## What the exercise asks:
Extract each line of the material that follows exactly and omit its pictures.

↓↓↓

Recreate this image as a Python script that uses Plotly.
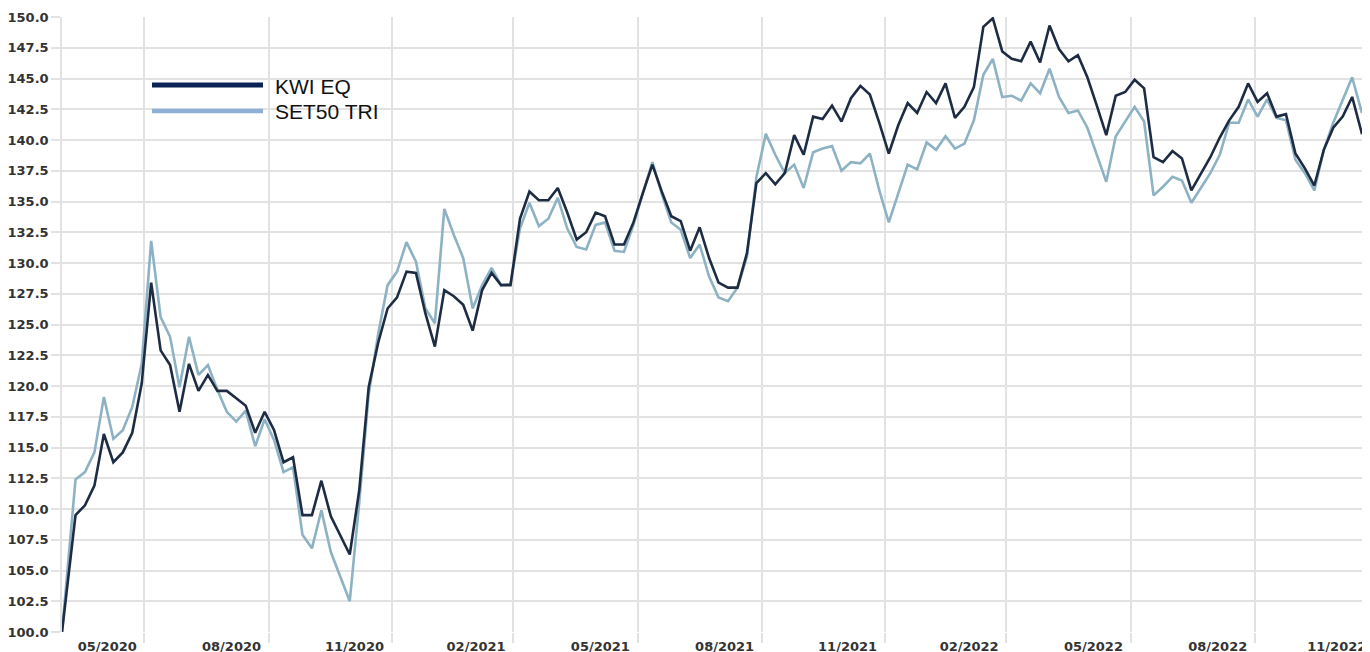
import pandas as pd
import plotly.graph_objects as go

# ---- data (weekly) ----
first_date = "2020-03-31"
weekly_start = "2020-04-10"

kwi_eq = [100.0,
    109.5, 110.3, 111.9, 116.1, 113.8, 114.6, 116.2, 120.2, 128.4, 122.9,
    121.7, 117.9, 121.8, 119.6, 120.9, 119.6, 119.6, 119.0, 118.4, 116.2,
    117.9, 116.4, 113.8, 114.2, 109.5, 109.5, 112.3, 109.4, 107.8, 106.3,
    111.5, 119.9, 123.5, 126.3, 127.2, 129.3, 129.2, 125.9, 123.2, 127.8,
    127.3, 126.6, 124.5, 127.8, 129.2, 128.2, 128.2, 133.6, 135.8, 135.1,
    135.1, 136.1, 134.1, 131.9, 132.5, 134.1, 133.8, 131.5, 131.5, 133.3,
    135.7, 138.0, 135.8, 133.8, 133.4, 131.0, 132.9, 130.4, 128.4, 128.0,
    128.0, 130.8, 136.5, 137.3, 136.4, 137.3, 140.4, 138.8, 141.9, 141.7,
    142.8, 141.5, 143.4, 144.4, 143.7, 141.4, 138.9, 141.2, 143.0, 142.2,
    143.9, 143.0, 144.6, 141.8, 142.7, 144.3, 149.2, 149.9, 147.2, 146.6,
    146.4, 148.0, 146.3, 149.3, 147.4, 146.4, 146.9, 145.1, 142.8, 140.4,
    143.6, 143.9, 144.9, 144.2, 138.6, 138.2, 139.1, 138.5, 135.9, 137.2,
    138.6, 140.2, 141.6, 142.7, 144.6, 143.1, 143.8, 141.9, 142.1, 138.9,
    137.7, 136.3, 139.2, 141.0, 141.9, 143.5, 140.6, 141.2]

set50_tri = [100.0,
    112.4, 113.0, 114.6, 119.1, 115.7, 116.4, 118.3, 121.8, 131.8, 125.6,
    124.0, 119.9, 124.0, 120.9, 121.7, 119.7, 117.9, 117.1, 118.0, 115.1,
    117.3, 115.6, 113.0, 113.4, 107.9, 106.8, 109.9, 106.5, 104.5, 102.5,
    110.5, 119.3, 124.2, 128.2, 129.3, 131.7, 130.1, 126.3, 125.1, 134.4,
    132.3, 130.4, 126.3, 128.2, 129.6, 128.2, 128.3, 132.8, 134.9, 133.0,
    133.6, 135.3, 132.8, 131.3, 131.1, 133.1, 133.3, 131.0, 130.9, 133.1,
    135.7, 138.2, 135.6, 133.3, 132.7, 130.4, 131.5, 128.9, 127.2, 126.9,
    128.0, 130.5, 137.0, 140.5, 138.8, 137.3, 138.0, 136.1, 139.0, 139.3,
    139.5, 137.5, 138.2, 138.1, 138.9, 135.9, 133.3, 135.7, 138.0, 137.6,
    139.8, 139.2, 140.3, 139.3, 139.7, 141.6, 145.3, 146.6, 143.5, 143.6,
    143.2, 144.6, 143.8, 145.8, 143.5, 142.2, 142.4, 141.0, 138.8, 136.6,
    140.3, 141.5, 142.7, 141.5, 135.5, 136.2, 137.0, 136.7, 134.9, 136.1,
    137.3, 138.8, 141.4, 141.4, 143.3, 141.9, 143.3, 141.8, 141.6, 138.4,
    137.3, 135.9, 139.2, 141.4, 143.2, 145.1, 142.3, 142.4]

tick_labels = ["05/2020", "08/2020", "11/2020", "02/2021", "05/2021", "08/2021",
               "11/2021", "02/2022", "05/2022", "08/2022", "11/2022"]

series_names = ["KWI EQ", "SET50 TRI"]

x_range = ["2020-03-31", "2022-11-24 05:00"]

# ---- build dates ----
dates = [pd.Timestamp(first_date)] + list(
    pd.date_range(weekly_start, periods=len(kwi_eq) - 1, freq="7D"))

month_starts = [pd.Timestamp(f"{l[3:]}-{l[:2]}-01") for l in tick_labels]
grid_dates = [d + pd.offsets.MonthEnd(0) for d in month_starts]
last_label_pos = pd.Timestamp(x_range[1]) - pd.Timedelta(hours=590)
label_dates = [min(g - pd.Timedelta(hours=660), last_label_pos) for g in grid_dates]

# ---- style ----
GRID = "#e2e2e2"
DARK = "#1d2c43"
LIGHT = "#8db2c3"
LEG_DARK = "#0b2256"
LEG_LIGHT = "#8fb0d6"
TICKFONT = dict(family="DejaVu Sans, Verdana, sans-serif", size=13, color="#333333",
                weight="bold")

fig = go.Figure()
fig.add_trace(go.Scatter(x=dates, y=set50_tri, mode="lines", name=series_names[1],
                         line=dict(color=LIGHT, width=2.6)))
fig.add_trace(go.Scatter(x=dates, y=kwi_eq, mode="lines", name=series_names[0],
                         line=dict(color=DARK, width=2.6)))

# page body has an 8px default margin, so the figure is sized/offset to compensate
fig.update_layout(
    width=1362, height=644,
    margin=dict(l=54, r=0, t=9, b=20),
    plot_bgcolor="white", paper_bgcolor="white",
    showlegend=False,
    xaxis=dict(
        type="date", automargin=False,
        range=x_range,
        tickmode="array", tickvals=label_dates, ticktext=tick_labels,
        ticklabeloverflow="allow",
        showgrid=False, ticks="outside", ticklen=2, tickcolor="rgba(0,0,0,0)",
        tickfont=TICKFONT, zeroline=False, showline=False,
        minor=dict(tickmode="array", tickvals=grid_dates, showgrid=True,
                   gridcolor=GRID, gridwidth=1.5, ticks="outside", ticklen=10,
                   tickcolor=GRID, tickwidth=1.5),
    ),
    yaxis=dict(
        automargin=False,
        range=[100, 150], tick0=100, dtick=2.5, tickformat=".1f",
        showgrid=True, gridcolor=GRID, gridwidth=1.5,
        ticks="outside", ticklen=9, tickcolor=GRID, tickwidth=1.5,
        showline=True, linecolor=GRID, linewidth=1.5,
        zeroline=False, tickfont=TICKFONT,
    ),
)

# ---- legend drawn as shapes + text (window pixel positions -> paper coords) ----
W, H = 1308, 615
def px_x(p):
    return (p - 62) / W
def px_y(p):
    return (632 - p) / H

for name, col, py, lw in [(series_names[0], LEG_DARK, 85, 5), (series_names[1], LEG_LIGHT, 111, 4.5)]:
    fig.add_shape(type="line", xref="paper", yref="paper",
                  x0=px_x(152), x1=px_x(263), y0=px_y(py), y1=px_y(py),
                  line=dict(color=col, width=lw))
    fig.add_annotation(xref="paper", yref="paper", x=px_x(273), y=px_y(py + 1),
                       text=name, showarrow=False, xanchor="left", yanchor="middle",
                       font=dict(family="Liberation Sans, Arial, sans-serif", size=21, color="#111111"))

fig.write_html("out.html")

↑↑↑

## Answer below:
Recreate this image as a Python script that uses Plotly.
import pandas as pd
import plotly.graph_objects as go

# ---- data (weekly) ----
first_date = "2020-03-31"
weekly_start = "2020-04-10"

kwi_eq = [100.0,
    109.5, 110.3, 111.9, 116.1, 113.8, 114.6, 116.2, 120.2, 128.4, 122.9,
    121.7, 117.9, 121.8, 119.6, 120.9, 119.6, 119.6, 119.0, 118.4, 116.2,
    117.9, 116.4, 113.8, 114.2, 109.5, 109.5, 112.3, 109.4, 107.8, 106.3,
    111.5, 119.9, 123.5, 126.3, 127.2, 129.3, 129.2, 125.9, 123.2, 127.8,
    127.3, 126.6, 124.5, 127.8, 129.2, 128.2, 128.2, 133.6, 135.8, 135.1,
    135.1, 136.1, 134.1, 131.9, 132.5, 134.1, 133.8, 131.5, 131.5, 133.3,
    135.7, 138.0, 135.8, 133.8, 133.4, 131.0, 132.9, 130.4, 128.4, 128.0,
    128.0, 130.8, 136.5, 137.3, 136.4, 137.3, 140.4, 138.8, 141.9, 141.7,
    142.8, 141.5, 143.4, 144.4, 143.7, 141.4, 138.9, 141.2, 143.0, 142.2,
    143.9, 143.0, 144.6, 141.8, 142.7, 144.3, 149.2, 149.9, 147.2, 146.6,
    146.4, 148.0, 146.3, 149.3, 147.4, 146.4, 146.9, 145.1, 142.8, 140.4,
    143.6, 143.9, 144.9, 144.2, 138.6, 138.2, 139.1, 138.5, 135.9, 137.2,
    138.6, 140.2, 141.6, 142.7, 144.6, 143.1, 143.8, 141.9, 142.1, 138.9,
    137.7, 136.3, 139.2, 141.0, 141.9, 143.5, 140.6, 141.2]

set50_tri = [100.0,
    112.4, 113.0, 114.6, 119.1, 115.7, 116.4, 118.3, 121.8, 131.8, 125.6,
    124.0, 119.9, 124.0, 120.9, 121.7, 119.7, 117.9, 117.1, 118.0, 115.1,
    117.3, 115.6, 113.0, 113.4, 107.9, 106.8, 109.9, 106.5, 104.5, 102.5,
    110.5, 119.3, 124.2, 128.2, 129.3, 131.7, 130.1, 126.3, 125.1, 134.4,
    132.3, 130.4, 126.3, 128.2, 129.6, 128.2, 128.3, 132.8, 134.9, 133.0,
    133.6, 135.3, 132.8, 131.3, 131.1, 133.1, 133.3, 131.0, 130.9, 133.1,
    135.7, 138.2, 135.6, 133.3, 132.7, 130.4, 131.5, 128.9, 127.2, 126.9,
    128.0, 130.5, 137.0, 140.5, 138.8, 137.3, 138.0, 136.1, 139.0, 139.3,
    139.5, 137.5, 138.2, 138.1, 138.9, 135.9, 133.3, 135.7, 138.0, 137.6,
    139.8, 139.2, 140.3, 139.3, 139.7, 141.6, 145.3, 146.6, 143.5, 143.6,
    143.2, 144.6, 143.8, 145.8, 143.5, 142.2, 142.4, 141.0, 138.8, 136.6,
    140.3, 141.5, 142.7, 141.5, 135.5, 136.2, 137.0, 136.7, 134.9, 136.1,
    137.3, 138.8, 141.4, 141.4, 143.3, 141.9, 143.3, 141.8, 141.6, 138.4,
    137.3, 135.9, 139.2, 141.4, 143.2, 145.1, 142.3, 142.4]

tick_labels = ["05/2020", "08/2020", "11/2020", "02/2021", "05/2021", "08/2021",
               "11/2021", "02/2022", "05/2022", "08/2022", "11/2022"]

series_names = ["KWI EQ", "SET50 TRI"]

x_range = ["2020-03-31", "2022-11-24 05:00"]

# ---- build dates ----
dates = [pd.Timestamp(first_date)] + list(
    pd.date_range(weekly_start, periods=len(kwi_eq) - 1, freq="7D"))

month_starts = [pd.Timestamp(f"{l[3:]}-{l[:2]}-01") for l in tick_labels]
grid_dates = [d + pd.offsets.MonthEnd(0) for d in month_starts]
last_label_pos = pd.Timestamp(x_range[1]) - pd.Timedelta(hours=590)
label_dates = [min(g - pd.Timedelta(hours=660), last_label_pos) for g in grid_dates]

# ---- style ----
GRID = "#e2e2e2"
DARK = "#1d2c43"
LIGHT = "#8db2c3"
LEG_DARK = "#0b2256"
LEG_LIGHT = "#8fb0d6"
TICKFONT = dict(family="DejaVu Sans, Verdana, sans-serif", size=13, color="#333333",
                weight="bold")

fig = go.Figure()
fig.add_trace(go.Scatter(x=dates, y=set50_tri, mode="lines", name=series_names[1],
                         line=dict(color=LIGHT, width=2.6)))
fig.add_trace(go.Scatter(x=dates, y=kwi_eq, mode="lines", name=series_names[0],
                         line=dict(color=DARK, width=2.6)))

# page body has an 8px default margin, so the figure is sized/offset to compensate
fig.update_layout(
    width=1362, height=644,
    margin=dict(l=54, r=0, t=9, b=20),
    plot_bgcolor="white", paper_bgcolor="white",
    showlegend=False,
    xaxis=dict(
        type="date", automargin=False,
        range=x_range,
        tickmode="array", tickvals=label_dates, ticktext=tick_labels,
        ticklabeloverflow="allow",
        showgrid=False, ticks="outside", ticklen=2, tickcolor="rgba(0,0,0,0)",
        tickfont=TICKFONT, zeroline=False, showline=False,
        minor=dict(tickmode="array", tickvals=grid_dates, showgrid=True,
                   gridcolor=GRID, gridwidth=1.5, ticks="outside", ticklen=10,
                   tickcolor=GRID, tickwidth=1.5),
    ),
    yaxis=dict(
        automargin=False,
        range=[100, 150], tick0=100, dtick=2.5, tickformat=".1f",
        showgrid=True, gridcolor=GRID, gridwidth=1.5,
        ticks="outside", ticklen=9, tickcolor=GRID, tickwidth=1.5,
        showline=True, linecolor=GRID, linewidth=1.5,
        zeroline=False, tickfont=TICKFONT,
    ),
)

# ---- legend drawn as shapes + text (window pixel positions -> paper coords) ----
W, H = 1308, 615
def px_x(p):
    return (p - 62) / W
def px_y(p):
    return (632 - p) / H

for name, col, py, lw in [(series_names[0], LEG_DARK, 85, 5), (series_names[1], LEG_LIGHT, 111, 4.5)]:
    fig.add_shape(type="line", xref="paper", yref="paper",
                  x0=px_x(152), x1=px_x(263), y0=px_y(py), y1=px_y(py),
                  line=dict(color=col, width=lw))
    fig.add_annotation(xref="paper", yref="paper", x=px_x(273), y=px_y(py + 1),
                       text=name, showarrow=False, xanchor="left", yanchor="middle",
                       font=dict(family="Liberation Sans, Arial, sans-serif", size=21, color="#111111"))

fig.write_html("out.html")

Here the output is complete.